Judge Rector Praised Saline

"The late Judge Alf Rector helped influence us to come to Saline county," Mr. Hains recalls. "Father had been talking about coming to Sedalia, as an aunt of ours had been to Sedalia and thought that was a great country. Then one night at a party at our house Alf Rector said we ought to come to Saline county, because there the ground was so rich that a farmer didn't have to thin his corn as we did in Virginia."Rector's letter

Will Hains made the race into Oklahoma at the time of the opening of the Cherokee Strip.

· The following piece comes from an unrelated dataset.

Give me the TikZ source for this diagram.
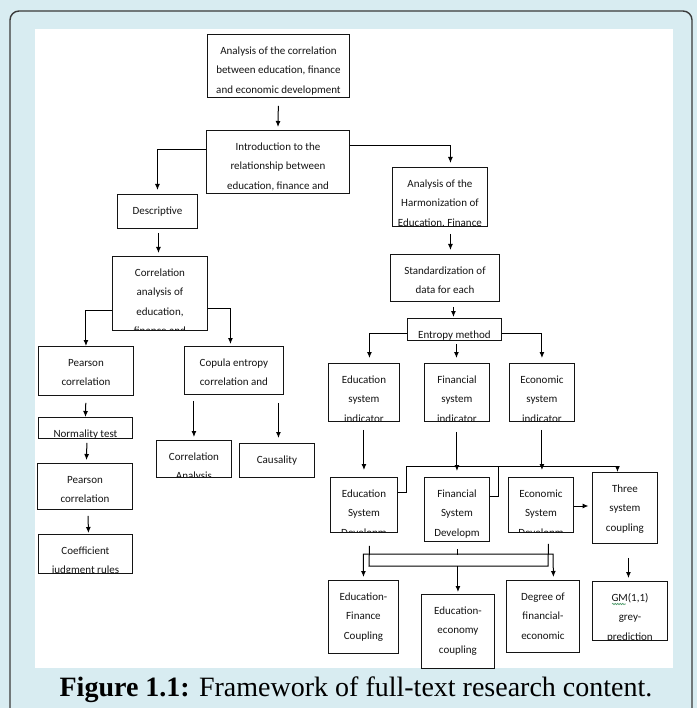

"Thousands of people went", he relates. "I rode a gray mare that belonged to one of my brothers, and got within a few miles of Perry, I staked my horse out, and slept on the open prairie all night. The Sooners had set the grass afire and we had to go through dense smoke that day, and I got so thirsty that when I came to a hole in the ground where some water was standing, I just drank alongside of my horse. Before the night was out I ran the corners and found out that I was on a school section, and so I didn't get any land; but afterward I bought 160 acre, about eighteen miles from Perry. When I came back to Missouri and went to work, somebody jumped it and I lost my land, but I think I did myself a favor, because it was so dry down there that you couldn't raise anything."

Work His Hobby

In looking back over the years Mr. Hains feels no regrets over the work he chose. "It is a hard job and it takes lots of work," he admits, "but my hobby is work. I have done hard work all my life. I have done business with three generations. After being in the real estate business a long time you get to know land values and what people want and need."

Mr. Hains will be 85 years old on January 9, but he remains and appears younger than he is. Perhaps the secret of his vitality and vigor is his enthusiasm and love for the land.